Goal>
Copy exactly the lines from the start of the material through the line with "0.30, 0.38, 0.50, 0.75, 1.2, 1.8]". Pictures stay out of the copy.

Given material>
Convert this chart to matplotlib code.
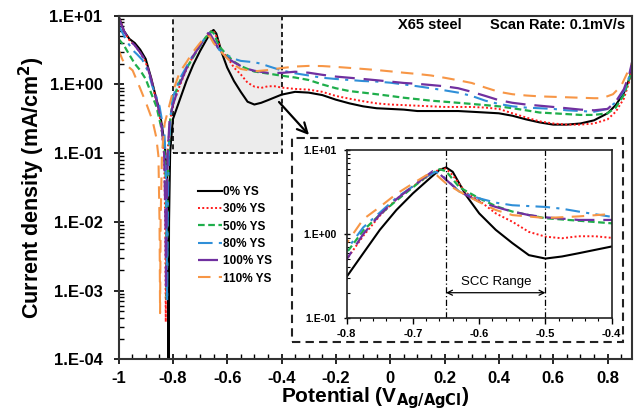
import numpy as np
import matplotlib
matplotlib.use("Agg")
import matplotlib.pyplot as plt
from matplotlib.patches import Rectangle
from matplotlib.ticker import FixedLocator, FuncFormatter, MultipleLocator

plt.rcParams['font.family'] = ['Liberation Sans', 'DejaVu Sans']

# ---- polarization data: potential (V vs Ag/AgCl) and current density (mA/cm2)
E_0 = [-1.0, -0.98, -0.96, -0.94, -0.92, -0.90, -0.88, -0.86, -0.85, -0.84, -0.83, -0.822, -0.818, -0.816,
       -0.814, -0.81, -0.80, -0.775, -0.75, -0.725, -0.70, -0.675, -0.66, -0.65, -0.64, -0.62, -0.60,
       -0.575, -0.55, -0.525, -0.50, -0.475, -0.45, -0.40, -0.35, -0.30, -0.25, -0.20, -0.15, -0.10,
       -0.05, 0.0, 0.05, 0.10, 0.15, 0.20, 0.25, 0.30, 0.35, 0.40, 0.45, 0.50, 0.55, 0.60, 0.65, 0.70,
       0.75, 0.80, 0.83, 0.86, 0.88, 0.89]
I_0 = [10.0, 6.0, 4.6, 4.0, 3.2, 2.35, 1.25, 0.6, 0.43, 0.25, 0.13, 0.05, 0.005, 1e-4,
       0.01, 0.1, 0.31, 0.59, 1.12, 1.93, 3.05, 4.57, 5.8, 6.2, 5.5, 2.9, 1.76,
       1.12, 0.78, 0.56, 0.51, 0.54, 0.59, 0.71, 0.78, 0.76, 0.70, 0.60, 0.53, 0.48,
       0.45, 0.44, 0.43, 0.41, 0.41, 0.41, 0.41, 0.40, 0.39, 0.38, 0.35, 0.31, 0.28, 0.26, 0.26, 0.27,
       0.30, 0.38, 0.50, 0.75, 1.2, 1.8]

E_30 = [-1.0, -0.98, -0.96, -0.94, -0.92, -0.90, -0.88, -0.86, -0.85, -0.84, -0.832, -0.828, -0.826,
        -0.824, -0.82, -0.81, -0.80, -0.775, -0.75, -0.725, -0.70, -0.675, -0.66, -0.65, -0.64, -0.62,
        -0.60, -0.575, -0.55, -0.525, -0.50, -0.475, -0.45, -0.425, -0.40, -0.35, -0.30, -0.25, -0.20,
        -0.15, -0.10, -0.05, 0.0, 0.05, 0.10, 0.15, 0.20, 0.25, 0.30, 0.35, 0.40, 0.45, 0.50, 0.55, 0.60,
        0.65, 0.70, 0.75, 0.80, 0.83, 0.86, 0.88, 0.89]
I_30 = [10.0, 6.0, 4.4, 3.7, 2.9, 2.1, 1.2, 0.55, 0.38, 0.2, 0.09, 0.01, 3.5e-4,
        0.01, 0.1, 0.3, 0.5, 0.95, 1.65, 2.6, 3.7, 5.0, 5.9, 6.0, 5.0, 3.1,
        2.5, 1.76, 1.4, 1.06, 0.93, 0.89, 0.94, 0.94, 0.90, 0.86, 0.84, 0.78, 0.68,
        0.62, 0.57, 0.53, 0.51, 0.50, 0.49, 0.48, 0.47, 0.47, 0.47, 0.46, 0.44, 0.38, 0.33, 0.29, 0.27,
        0.26, 0.26, 0.27, 0.31, 0.40, 0.62, 1.1, 1.8]

E_50 = [-1.0, -0.98, -0.96, -0.94, -0.92, -0.90, -0.88, -0.86, -0.845, -0.835, -0.828, -0.824, -0.822,
        -0.82, -0.816, -0.81, -0.80, -0.775, -0.75, -0.725, -0.70, -0.68, -0.66, -0.65, -0.63, -0.60,
        -0.575, -0.55, -0.525, -0.50, -0.45, -0.40, -0.35, -0.30, -0.25, -0.20, -0.15, -0.10, -0.05,
        0.0, 0.05, 0.10, 0.15, 0.20, 0.25, 0.30, 0.35, 0.40, 0.45, 0.50, 0.55, 0.60, 0.65, 0.70, 0.75,
        0.80, 0.83, 0.86, 0.88, 0.89]
I_50 = [4.6, 3.7, 2.7, 2.0, 1.6, 1.2, 0.75, 0.47, 0.26, 0.16, 0.08, 0.01, 7e-4,
        0.01, 0.1, 0.3, 0.6, 1.1, 1.7, 2.5, 3.6, 4.8, 5.9, 5.6, 3.6, 2.66,
        2.15, 1.85, 1.68, 1.54, 1.44, 1.34, 1.26, 1.16, 1.0, 0.88, 0.80, 0.76, 0.72,
        0.68, 0.64, 0.61, 0.58, 0.56, 0.54, 0.52, 0.50, 0.48, 0.45, 0.42, 0.39, 0.38, 0.37, 0.36, 0.36,
        0.38, 0.46, 0.70, 1.2, 1.8]

E_80 = [-1.0, -0.985, -0.97, -0.948, -0.93, -0.912, -0.89, -0.875, -0.86, -0.849, -0.84, -0.831, -0.826,
        -0.823, -0.821, -0.819, -0.815, -0.81, -0.80, -0.775, -0.75, -0.725, -0.70, -0.68, -0.665, -0.655,
        -0.63, -0.60, -0.575, -0.55, -0.525, -0.50, -0.475, -0.45, -0.40, -0.35, -0.30, -0.25, -0.20,
        -0.15, -0.10, -0.05, 0.0, 0.05, 0.10, 0.15, 0.20, 0.25, 0.30, 0.35, 0.40, 0.45, 0.50, 0.55, 0.60,
        0.65, 0.70, 0.75, 0.80, 0.83, 0.86, 0.88, 0.89]
I_80 = [7.3, 5.6, 4.3, 3.16, 2.7, 2.27, 1.5, 0.93, 0.65, 0.48, 0.3, 0.19, 0.08,
        0.01, 7e-4, 0.01, 0.1, 0.3, 0.65, 1.2, 1.8, 2.7, 3.7, 4.8, 5.5, 4.9,
        3.2, 2.66, 2.36, 2.2, 2.15, 2.1, 2.0, 1.85, 1.6, 1.45, 1.35, 1.25, 1.2,
        1.16, 1.12, 1.1, 1.06, 1.0, 0.94, 0.88, 0.82, 0.76, 0.68, 0.58, 0.52, 0.48, 0.46, 0.45, 0.44,
        0.42, 0.41, 0.40, 0.44, 0.55, 0.80, 1.3, 2.0]

E_100 = [-1.0, -0.98, -0.96, -0.94, -0.92, -0.90, -0.88, -0.86, -0.85, -0.84, -0.832, -0.827, -0.825,
         -0.823, -0.819, -0.812, -0.80, -0.775, -0.75, -0.725, -0.70, -0.68, -0.67, -0.66, -0.63, -0.60,
         -0.575, -0.55, -0.525, -0.50, -0.45, -0.40, -0.35, -0.30, -0.25, -0.20, -0.15, -0.10, -0.05,
         0.0, 0.05, 0.10, 0.15, 0.20, 0.25, 0.30, 0.35, 0.40, 0.45, 0.50, 0.55, 0.60, 0.65, 0.70, 0.75,
         0.80, 0.83, 0.86, 0.88, 0.89]
I_100 = [9.5, 6.0, 4.4, 3.7, 2.9, 2.2, 1.2, 0.58, 0.4, 0.22, 0.1, 0.01, 1e-3,
         0.01, 0.1, 0.3, 0.5, 1.0, 1.7, 2.6, 3.7, 4.9, 5.6, 5.2, 3.2, 2.43,
         2.1, 1.85, 1.68, 1.58, 1.47, 1.47, 1.53, 1.48, 1.38, 1.30, 1.25, 1.20, 1.15,
         1.10, 1.05, 1.02, 0.98, 0.94, 0.88, 0.78, 0.68, 0.59, 0.54, 0.51, 0.49, 0.47, 0.45, 0.43, 0.42,
         0.44, 0.56, 0.85, 1.4, 2.1]

E_110 = [-1.0, -0.985, -0.97, -0.948, -0.923, -0.898, -0.875, -0.861, -0.853, -0.849, -0.847, -0.845,
         -0.84, -0.83, -0.80, -0.775, -0.75, -0.725, -0.70, -0.68, -0.664, -0.65, -0.63, -0.60, -0.575,
         -0.55, -0.50, -0.45, -0.40, -0.35, -0.30, -0.25, -0.20, -0.15, -0.10, -0.05, 0.0, 0.05, 0.10,
         0.15, 0.20, 0.25, 0.30, 0.35, 0.40, 0.45, 0.50, 0.55, 0.60, 0.65, 0.70, 0.75, 0.78, 0.82, 0.85,
         0.87, 0.89]
I_110 = [3.2, 2.27, 1.9, 1.6, 0.93, 0.53, 0.3, 0.17, 0.09, 0.01, 4.7e-4, 0.01,
         0.1, 0.27, 0.78, 1.5, 2.1, 3.0, 4.0, 5.0, 5.0, 4.0, 3.2, 2.4, 1.93,
         1.68, 1.55, 1.62, 1.73, 1.82, 1.86, 1.85, 1.80, 1.74, 1.68, 1.62, 1.55, 1.48, 1.42,
         1.35, 1.25, 1.15, 1.05, 0.90, 0.78, 0.72, 0.69, 0.67, 0.66, 0.65, 0.64, 0.63, 0.63, 0.72, 0.95,
         1.4, 2.0]

labels = ["0% YS", "30% YS", "50% YS", "80% YS", "100% YS", "110% YS"]
potentials = [E_0, E_30, E_50, E_80, E_100, E_110]
currents = [I_0, I_30, I_50, I_80, I_100, I_110]

styles = [
    dict(color="#000000", linestyle="-", lw=1.5),
    dict(color="#ff1a1a", linestyle=(0, (1, 1.2)), lw=1.4),
    dict(color="#1fae4b", linestyle=(0, (3, 1.6)), lw=1.6),
    dict(color="#2f8fd8", linestyle=(0, (7, 3, 1.5, 3)), lw=1.5),
    dict(color="#7030a0", linestyle=(0, (9, 4)), lw=1.6),
    dict(color="#f79646", linestyle=(0, (6, 4)), lw=1.5),
]

y_ticks = [1e-4, 1e-3, 1e-2, 1e-1, 1e0, 1e1]
x_ticks = [-1.0, -0.8, -0.6, -0.4, -0.2, 0.0, 0.2, 0.4, 0.6, 0.8]
inset_x_ticks = [-0.8, -0.7, -0.6, -0.5, -0.4]
inset_y_ticks = [1e-1, 1e0, 1e1]
scc_range = (-0.65, -0.5)


def sci_label(v, pos=None):
    return "1.E{:+03d}".format(int(round(np.log10(v))))


def num_label(v, pos=None):
    s = "{:g}".format(round(v, 2))
    return "0" if s in ("0", "-0") else s


W, H = 634, 412
fig = plt.figure(figsize=(W / 100, H / 100), dpi=100)


def fbox(x0, y0, x1, y1):
    """pixel box (top-left origin) -> figure fraction rect"""
    return [x0 / W, (H - y1) / H, (x1 - x0) / W, (y1 - y0) / H]


ax = fig.add_axes(fbox(118.5, 15.7, 632, 359.3))
ax.set_yscale("log")
ax.set_xlim(-1.0, 0.89)
ax.set_ylim(1e-4, 10)

# zoom window behind the curves
ax.add_patch(Rectangle((-0.8, 0.1), 0.4, 9.9, facecolor="#ececec", edgecolor="black",
                       linestyle=(0, (3, 2)), lw=1.2, zorder=0.5))

for E, I, st, lab in zip(potentials, currents, styles, labels):
    ax.plot(E, I, label=lab, zorder=2, **st)

ax.xaxis.set_major_locator(FixedLocator(x_ticks))
ax.xaxis.set_major_formatter(FuncFormatter(num_label))
ax.xaxis.set_minor_locator(MultipleLocator(0.05))
ax.yaxis.set_major_locator(FixedLocator(y_ticks))
ax.yaxis.set_major_formatter(FuncFormatter(sci_label))
ax.tick_params(which="major", direction="inout", length=7, width=1.2, labelsize=12)
ax.tick_params(axis="y", which="major", pad=8)
ax.tick_params(axis="x", which="major", pad=5)
ax.tick_params(which="minor", direction="in", length=3.5, width=1.0)
for t in ax.get_xticklabels() + ax.get_yticklabels():
    t.set_fontweight("bold")
for sp in ax.spines.values():
    sp.set_linewidth(1.5)
    sp.set_color("#333333")

ax.set_xlabel(r"Potential (V$_{\mathbf{Ag/AgCl}}$)", fontsize=15, fontweight="bold", labelpad=-1)
ax.set_ylabel(r"Current density (mA/cm$^{\mathbf{2}}$)", fontsize=15.5, fontweight="bold", labelpad=2)

leg = ax.legend(loc="upper left", bbox_to_anchor=(198 / W, (H - 186) / H),
                bbox_transform=fig.transFigure, frameon=False, prop=dict(size=8.5, weight="bold"),
                handlelength=2.0, handletextpad=0.1, labelspacing=0.45, borderpad=0, borderaxespad=0)

fig.text(430 / W, (H - 25) / H, "X65 steel", ha="center", va="center", fontsize=10.5, fontweight="bold")
fig.text(625 / W, (H - 25) / H, "Scan Rate: 0.1mV/s", ha="right", va="center", fontsize=10.5,
         fontweight="bold")

# dashed frame holding the magnified view
fr = fbox(291.7, 138, 623, 341.7)
ax.add_patch(Rectangle((fr[0], fr[1]), fr[2], fr[3], transform=fig.transFigure, facecolor="white",
                       edgecolor="#222222", linestyle=(0, (4, 2.5)), lw=1.5, clip_on=False, zorder=3))

ax.annotate("", xy=(309, H - 135), xytext=(279, H - 102), xycoords="figure pixels",
            textcoords="figure pixels",
            arrowprops=dict(arrowstyle="->", lw=1.6, color="black", mutation_scale=18,
                            shrinkA=0, shrinkB=0), zorder=4)

# magnified view
axi = fig.add_axes(fbox(346.7, 150, 611.7, 318), zorder=5)
axi.set_yscale("log")
for E, I, st in zip(potentials, currents, styles):
    axi.plot(E, I, **st)
axi.set_xlim(-0.8, -0.4)
axi.set_ylim(0.1, 10)
for xv in scc_range:
    axi.axvline(xv, color="black", lw=0.9, linestyle=(0, (5, 2, 1, 2)))
axi.annotate("", xy=(scc_range[1], 0.2), xytext=(scc_range[0], 0.2),
             arrowprops=dict(arrowstyle="<->", lw=0.9, color="black", mutation_scale=9,
                             shrinkA=0, shrinkB=0))
axi.text(sum(scc_range) / 2, 0.27, "SCC Range", ha="center", va="center", fontsize=9.5)

axi.xaxis.set_major_locator(FixedLocator(inset_x_ticks))
axi.xaxis.set_major_formatter(FuncFormatter(num_label))
axi.xaxis.set_minor_locator(MultipleLocator(0.02))
axi.yaxis.set_major_locator(FixedLocator(inset_y_ticks))
axi.yaxis.set_major_formatter(FuncFormatter(sci_label))
axi.tick_params(axis="x", which="major", direction="out", length=4, width=1, labelsize=8, pad=4)
axi.tick_params(axis="x", which="minor", direction="out", length=2.5, width=0.8)
axi.tick_params(axis="y", which="major", direction="inout", length=5, width=1, labelsize=7.5, pad=5)
axi.tick_params(axis="y", which="minor", direction="in", length=2.5, width=0.8)
for t in axi.get_xticklabels() + axi.get_yticklabels():
    t.set_fontweight("bold")
for sp in axi.spines.values():
    sp.set_linewidth(1.2)
    sp.set_color("#222222")

fig.savefig("out.png", dpi=100)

Solution>
Convert this chart to matplotlib code.
import numpy as np
import matplotlib
matplotlib.use("Agg")
import matplotlib.pyplot as plt
from matplotlib.patches import Rectangle
from matplotlib.ticker import FixedLocator, FuncFormatter, MultipleLocator

plt.rcParams['font.family'] = ['Liberation Sans', 'DejaVu Sans']

# ---- polarization data: potential (V vs Ag/AgCl) and current density (mA/cm2)
E_0 = [-1.0, -0.98, -0.96, -0.94, -0.92, -0.90, -0.88, -0.86, -0.85, -0.84, -0.83, -0.822, -0.818, -0.816,
       -0.814, -0.81, -0.80, -0.775, -0.75, -0.725, -0.70, -0.675, -0.66, -0.65, -0.64, -0.62, -0.60,
       -0.575, -0.55, -0.525, -0.50, -0.475, -0.45, -0.40, -0.35, -0.30, -0.25, -0.20, -0.15, -0.10,
       -0.05, 0.0, 0.05, 0.10, 0.15, 0.20, 0.25, 0.30, 0.35, 0.40, 0.45, 0.50, 0.55, 0.60, 0.65, 0.70,
       0.75, 0.80, 0.83, 0.86, 0.88, 0.89]
I_0 = [10.0, 6.0, 4.6, 4.0, 3.2, 2.35, 1.25, 0.6, 0.43, 0.25, 0.13, 0.05, 0.005, 1e-4,
       0.01, 0.1, 0.31, 0.59, 1.12, 1.93, 3.05, 4.57, 5.8, 6.2, 5.5, 2.9, 1.76,
       1.12, 0.78, 0.56, 0.51, 0.54, 0.59, 0.71, 0.78, 0.76, 0.70, 0.60, 0.53, 0.48,
       0.45, 0.44, 0.43, 0.41, 0.41, 0.41, 0.41, 0.40, 0.39, 0.38, 0.35, 0.31, 0.28, 0.26, 0.26, 0.27,
       0.30, 0.38, 0.50, 0.75, 1.2, 1.8]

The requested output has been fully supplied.